Des «Moi», j'en avais deux, dissonance mortifère, cauchemar d'analyste, lutte fratricide, choix impossible. Alors la société a choisi pour moi, car la société doit savoir, pour nous classifier. Classée garçon par le sexe, je devais être garçon par le genre, il n'y avait pas à discuter. Une partition de mâle me fut confiée pour que je l'apprenne et que je la joue de mon mieux. Encadrée par les lois et les règles sacrées, je n'avais plus de choix.

Garçon, je l'ai été et plus fort que les autres, car derrière cette virilité exacerbée, je protégeais cet autre «moi» qui, malgré son enfermement, continuait de grandir, habitée par l'espoir qu'un jour elle pourrait s'exprimer. De sa prison vivante, elle va me montrer mes contradictions, celles que je ne veux pas voir. Rebelle, elle me poussera au bout de mes dogmes, jusqu'à ce que je les renie, au point de disparaître.

Par amour, j'ai dit mon mal-être et par amour, ma compagne d'alors m'a soutenue et encouragée pour que je prenne enfin ce train, vers la gare de l'autre genre, destination : Bonheur. Je partais vers l'opération qui me permettrait d'être heureuse, d'être moi et qu'importe le risque, car je suis sûre qu'il vaut mieux ne pas être, plutôt qu'être ce que l'on n'est pas.
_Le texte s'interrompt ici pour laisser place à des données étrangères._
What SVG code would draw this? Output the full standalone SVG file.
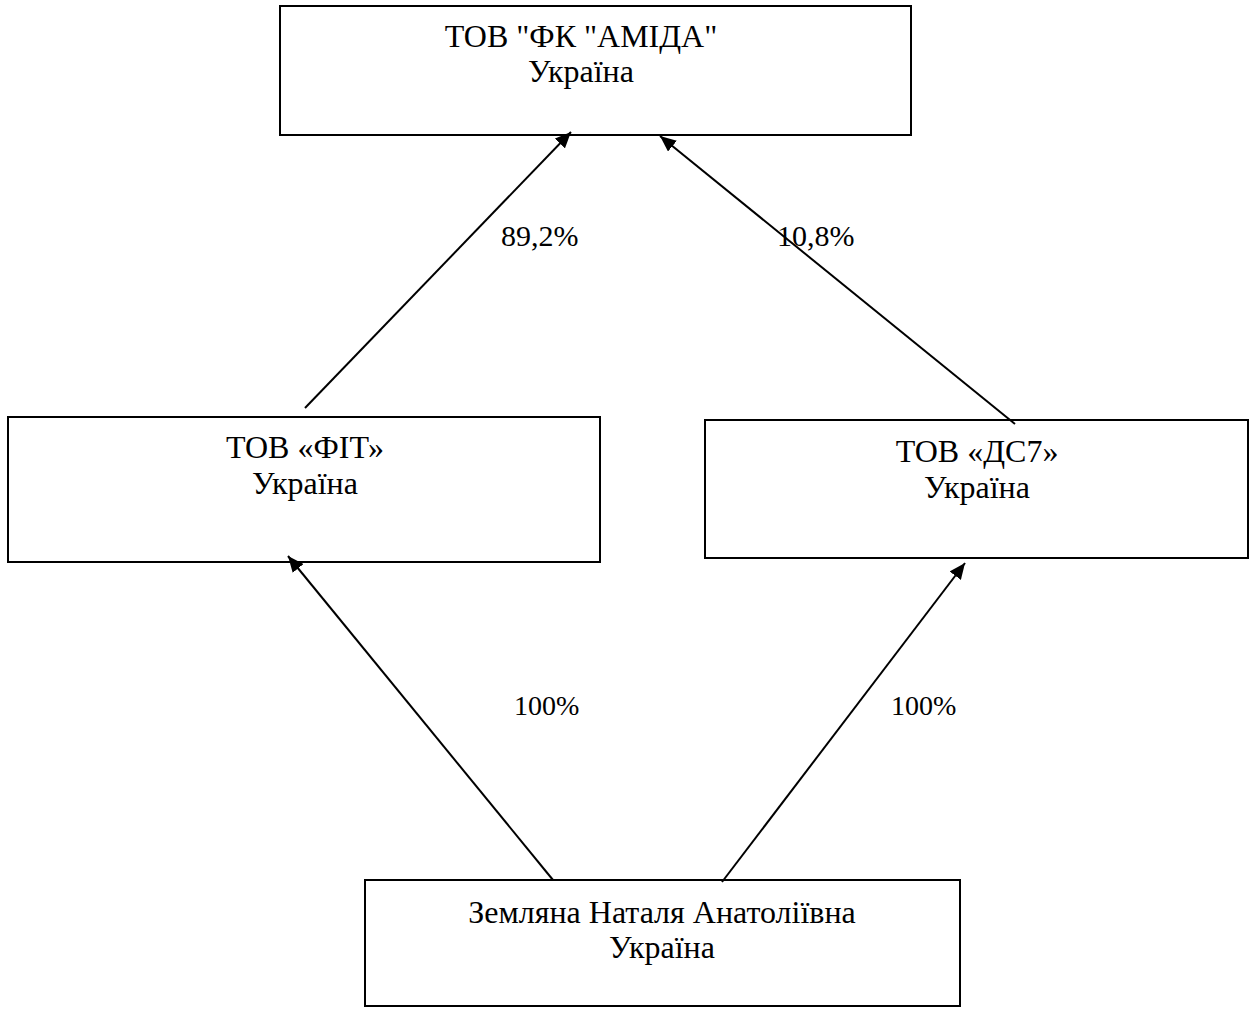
<svg xmlns="http://www.w3.org/2000/svg" width="1257" height="1010" viewBox="0 0 1257 1010">
<style>
.box{fill:#fff;stroke:#000;stroke-width:2}
.t{font-family:"Liberation Serif","Times New Roman",serif;font-size:32px;fill:#000}
.c{text-anchor:middle}
.p{font-family:"Liberation Serif","Times New Roman",serif;font-size:30px;fill:#000}
.p2{font-size:28px}
.ln{stroke:#000;stroke-width:2;fill:none;marker-end:url(#ah)}
</style>
<defs>
<marker id="ah" markerUnits="userSpaceOnUse" markerWidth="17" markerHeight="14" refX="16" refY="7" orient="auto">
<path d="M0,0 L16,7 L0,14 z" fill="#000"/>
</marker>
</defs>
<rect width="1257" height="1010" fill="#fff"/>
<g id="node-amida">
<rect class="box" x="280" y="6" width="631" height="129"/>
<text class="t c" x="581" y="47">ТОВ "ФК "АМІДА"</text>
<text class="t c" x="581" y="82">Україна</text>
</g>
<g id="node-fit">
<rect class="box" x="8" y="417" width="592" height="145"/>
<text class="t c" x="305" y="458">ТОВ «ФІТ»</text>
<text class="t c" x="305" y="494">Україна</text>
</g>
<g id="node-ds7">
<rect class="box" x="705" y="420" width="543" height="138"/>
<text class="t c" x="977" y="462">ТОВ «ДС7»</text>
<text class="t c" x="977" y="498">Україна</text>
</g>
<g id="node-zemliana">
<rect class="box" x="365" y="880" width="595" height="126"/>
<text class="t c" x="662" y="923">Земляна Наталя Анатоліївна</text>
<text class="t c" x="662" y="958">Україна</text>
</g>
<g id="connectors">
<line class="ln" x1="305" y1="408" x2="571" y2="132"/>
<line class="ln" x1="1015" y1="424" x2="660" y2="136"/>
<line class="ln" x1="553" y1="880" x2="288" y2="556"/>
<line class="ln" x1="722" y1="882" x2="965" y2="563"/>
<text class="p" x="501" y="246">89,2%</text>
<text class="p" x="777" y="246">10,8%</text>
<text class="p p2" x="514" y="715">100%</text>
<text class="p p2" x="891" y="715">100%</text>
</g>
</svg>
Boules de flipper, nos vies sont souvent chaotiques. Nous descendons la pente vers une sortie inévitable, rebondissant de bumper en bumper; les plus habiles, d'un coup de flipper remontent au point de départ et réinitialisent leur descente. Les plus chanceux héritent d'une boule supplémentaire. Ce fut mon cas : nouveau jeu, nouvelle vie, nouvelles règles.

Cette partie, je ne pensais pas la raconter et puis, en l'écrivant pour mémoire personnelle, je me suis dit que si elle était exception, elle pourrait aussi devenir exemple, permettant à celles et ceux qui vivent piégés dans un corps qui n'est pas le leur de garder espoir, que la société peut changer, qu'elle doit s'adapter.

Dans ce livre, si je parle de souffrances et de détresse, je parle aussi d'amour et de joies, car Choisir de vivre est positif, témoignage d'une victoire sur l'interdit. Je souhaite que, par ce récit romancé, mes lecteurs acceptent plus facilement les différences et comprennent, je l'espère, qu'il n'y a pas de normes en ce qui concerne l'humain. Et tant pis si je dois chagriner les esprits les plus fermés.

Le bonheur est souvent facile à atteindre si nous ne mettons pas entre lui et nous des pièges sociaux ou religieux qui nous le rendent inaccessible. C'est ma certitude.

Croyant raconter ce que l'on a vécu, on raconte ce que l'on a ressenti. C'est peut être faux, bien que tout soit vrai. Ce sont les limites d'une autobiographie. Choisir de vivre est un roman, même si le vrai apparaît souvent au fil des pages.